Identify financial goals
The process starts with identifying your financial goals. You may be looking to plan for retirement, children's education, a marriage or buying a house. If you have a fair sense of the time frame in which to build the corpus, financial websites can help you plan for the various scenarios, including factoring in possible rates of inflation.


Risk tolerance
Identifying your risk tolerance is important. If you are young and at the start of your career, you can have an equity-oriented portfolio as you can afford to take a risk in anticipation of higher returns. Those approaching retirement or are retired should ideally have low equity exposure.

Selecting a fund house
The next step is to identify fund houses that have a pedigree in the financial services and provide funds with a consistent track record across all categories. A minimum of five years consistent returns could be a pre-requisite.

Invest objective
Familiarize yourself with the investment objective of the shortlisted funds. Identify whether the funds invests across market capitalization or limits itself to large-cap, mid-cap or small-cap stock baskets. Most financial goals are long term and so it is better to invest in diversified funds that have broad mandates. Also consider the benchmark that the fund follows.
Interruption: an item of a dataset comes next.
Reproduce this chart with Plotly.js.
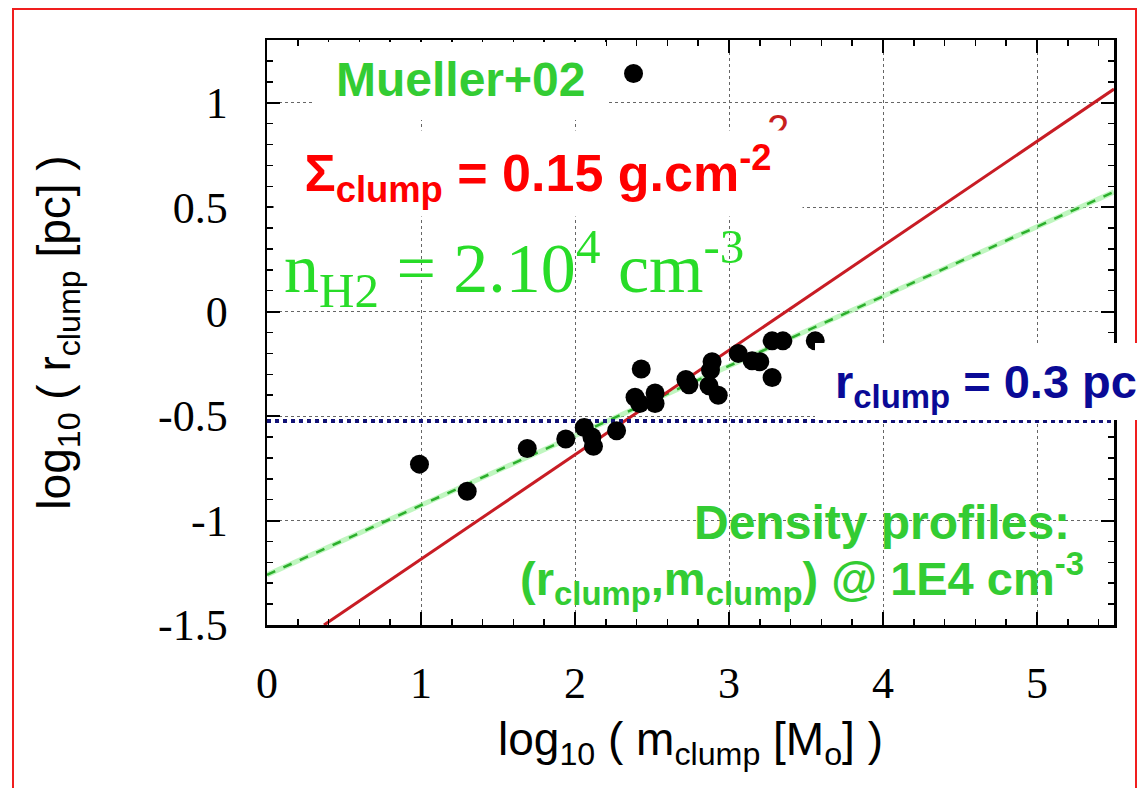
<!DOCTYPE html>
<html>
<head>
<meta charset="utf-8">
<script src="https://cdn.plot.ly/plotly-3.0.1.min.js"></script>
<style>
html,body{margin:0;padding:0;background:#fff;}
#chart{width:1142px;height:788px;}
</style>
</head>
<body>
<div id="chart"></div>
<script>
// Clump data: log10(m_clump [Msun]) vs log10(r_clump [pc])
const logMass = [0.99, 1.30, 1.69, 1.94, 2.06, 2.11, 2.12, 2.27, 2.38, 2.39, 2.42, 2.43, 2.52, 2.52, 2.72, 2.74, 2.87, 2.89, 2.88, 2.93, 3.06, 3.15, 3.20, 3.28, 3.28, 3.35, 3.56];
const logRadius = [-0.73, -0.86, -0.655, -0.61, -0.555, -0.60, -0.645, -0.57, 1.14, -0.41, -0.44, -0.275, -0.39, -0.44, -0.325, -0.35, -0.355, -0.24, -0.28, -0.40, -0.20, -0.235, -0.24, -0.315, -0.14, -0.14, -0.14];

// Constant surface density line (Sigma = 0.15 g cm^-2)
const sigmaLineX = [0.37, 5.5];
const sigmaLineY = [-1.5, 1.065];
// Constant density line (n_H2 = 2e4 cm^-3)
const densLineX = [0, 5.5];
const densLineY = [-1.26, 0.573];
// r_clump = 0.3 pc
const rLineX = [0, 5.5];
const rLineY = [-0.523, -0.523];

const xTickVals = [0, 1, 2, 3, 4, 5];
const xTickText = ['0', '1', '2', '3', '4', '5'];
const yTickVals = [-1.5, -1, -0.5, 0, 0.5, 1];
const yTickText = ['-1.5', '-1', '-0.5', '0', '0.5', '1'];

const traces = [
  {x: densLineX, y: densLineY, mode: 'lines', line: {color: 'rgba(150,240,150,0.6)', width: 5}, hoverinfo: 'skip', showlegend: false},
  {x: densLineX, y: densLineY, mode: 'lines', line: {color: 'rgb(45,175,45)', width: 2.5, dash: 'dash'}, showlegend: false},
  {x: sigmaLineX, y: sigmaLineY, mode: 'lines', line: {color: 'rgb(200,28,36)', width: 3}, showlegend: false},
  {x: rLineX, y: rLineY, mode: 'lines', line: {color: 'rgb(20,20,120)', width: 4, dash: 'dot'}, showlegend: false},
  {x: logMass, y: logRadius, mode: 'markers', marker: {color: '#000', size: 19}, showlegend: false}
];

// pixel -> paper helpers for decoration boxes
const L = 267, R = 1114, T = 40, B = 625;
const px = v => (v - L) / (R - L);
const py = v => (B - v) / (B - T);

const green = 'rgb(51,204,51)';
const sans = 'Liberation Sans, Arial, sans-serif';
const serif = 'Liberation Serif, Times New Roman, serif';
const layout = {
  width: 1142, height: 788,
  margin: {l: L, r: 1142 - R, t: T, b: 788 - B},
  paper_bgcolor: '#fff', plot_bgcolor: '#fff',
  font: {family: serif, color: '#000'},
  xaxis: {
    range: [0, 5.5], tickvals: xTickVals, ticktext: xTickText,
    ticks: 'inside', ticklen: 13, tickwidth: 2, tickcolor: '#000',
    minor: {dtick: 0.2, tick0: 0, ticks: 'inside', ticklen: 6, tickwidth: 1.5, tickcolor: '#000', showgrid: false},
    showline: true, linecolor: '#000', linewidth: 2.5, mirror: 'ticks',
    showgrid: true, gridcolor: '#666', griddash: 'dot', gridwidth: 1,
    zeroline: false, ticklabelstandoff: 18,
    tickfont: {family: serif, size: 44, color: '#000'},
    title: {text: 'log<sub>10</sub> ( m<sub>clump</sub> [M<sub>o</sub>] )', standoff: 16,
            font: {family: sans, size: 46, color: '#000'}}
  },
  yaxis: {
    range: [-1.5, 1.3], tickvals: yTickVals, ticktext: yTickText,
    ticks: 'inside', ticklen: 13, tickwidth: 2, tickcolor: '#000',
    minor: {dtick: 0.1, tick0: 0, ticks: 'inside', ticklen: 6, tickwidth: 1.5, tickcolor: '#000', showgrid: false},
    showline: true, linecolor: '#000', linewidth: 2.5, mirror: 'ticks',
    showgrid: true, gridcolor: '#666', griddash: 'dot', gridwidth: 1,
    zeroline: false, ticklabelstandoff: 28,
    tickfont: {family: serif, size: 44, color: '#000'},
    title: {text: 'log<sub>10</sub> ( r<sub>clump</sub> [pc] )', standoff: 73,
            font: {family: sans, size: 46, color: '#000'}}
  },
  shapes: [
    {type: 'rect', xref: 'paper', yref: 'paper', x0: px(13), x1: px(1136), y0: py(800), y1: py(9),
     line: {color: 'rgb(240,30,30)', width: 2}, fillcolor: 'rgba(0,0,0,0)', layer: 'above'},
    {type: 'rect', xref: 'paper', yref: 'paper', x0: px(315), x1: px(606), y0: py(120), y1: py(42),
     line: {width: 0}, fillcolor: '#fff', layer: 'above'},
    {type: 'rect', xref: 'paper', yref: 'paper', x0: px(815), x1: px(1142), y0: py(420), y1: py(343),
     line: {width: 0}, fillcolor: '#fff', layer: 'above'}
  ],
  annotations: [
    {xref: 'paper', yref: 'paper', x: px(778), y: py(129), xanchor: 'center', yanchor: 'middle', showarrow: false,
     text: '2', font: {family: sans, size: 40, color: 'rgb(200,30,30)'}},
    {xref: 'paper', yref: 'paper', x: px(273), y: py(130), xanchor: 'left', yanchor: 'top', showarrow: false,
     width: 528, height: 85, align: 'center', valign: 'middle', borderpad: 0,
     text: '<b>Σ<sub>clump</sub> = 0.15 g.cm<sup>-2</sup></b>', bgcolor: '#fff',
     font: {family: sans, size: 52, color: '#ff0000'}},
    {xref: 'paper', yref: 'paper', x: px(460), y: py(80), xanchor: 'center', yanchor: 'middle', showarrow: false,
     text: '<b>Mueller+02</b>',
     font: {family: sans, size: 48, color: green}},
    {xref: 'paper', yref: 'paper', x: px(282), y: py(268), xanchor: 'left', yanchor: 'middle', showarrow: false,
     text: 'n<sub>H2</sub> = 2.10<sup>4</sup> cm<sup>-3</sup>',
     font: {family: serif, size: 70, color: 'rgb(40,220,40)'}},
    {xref: 'paper', yref: 'paper', x: px(833), y: py(385), xanchor: 'left', yanchor: 'middle', showarrow: false,
     text: '<b>r<sub>clump</sub> = 0.3 pc</b>',
     font: {family: sans, size: 47, color: 'rgb(10,10,150)'}},
    {xref: 'paper', yref: 'paper', x: px(1072), y: py(522), xanchor: 'right', yanchor: 'middle', showarrow: false,
     text: '<b>Density profiles:</b>',
     font: {family: sans, size: 48, color: green}},
    {xref: 'paper', yref: 'paper', x: px(1086), y: py(578), xanchor: 'right', yanchor: 'middle', showarrow: false,
     text: '<b>(r<sub>clump</sub>,m<sub>clump</sub>) @ 1E4 cm<sup>-3</sup></b>',
     font: {family: sans, size: 47, color: green}}
  ]
};

Plotly.newPlot('chart', traces, layout, {staticPlot: true, displayModeBar: false});
</script>
</body>
</html>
It will give you a broad sense of whether the fund is tracking a broad index, such as the CNX 500 or the BSE 200.

Shortlisting schemes
You may use performance as a measure to make your final list of schemes. However, also consider consistency in performance over longer tenures, including for three, five and 10 years. Your selected schemes should ideally be those that have consistently beaten their benchmark and compare reasonably with their peers over long periods. You should also be aware that there is no advantage to over diversifying your investments. A maximum  of four or five equity schemes in more than enough.  A fund manager's track record is also a factor. The longer a manager has been with a fund, the better.

Keep track
Monitoring your investments is the next step. Don't fall in love with your funds. Ask your advisory or sign up for periodic updates on your investments. Do not be tempted to make changes in the first six months or even a year. If you have followed the steps outlined above, you will not need to make a short-term change.

Course corrections
As long as your investments are giving you the required rate of return, don't change your chosen funds or add funds, especially based on short-term performance. The only reason you will need to consider making a change would be if your selected scheme is trailing your required rate of return for over a year or even two.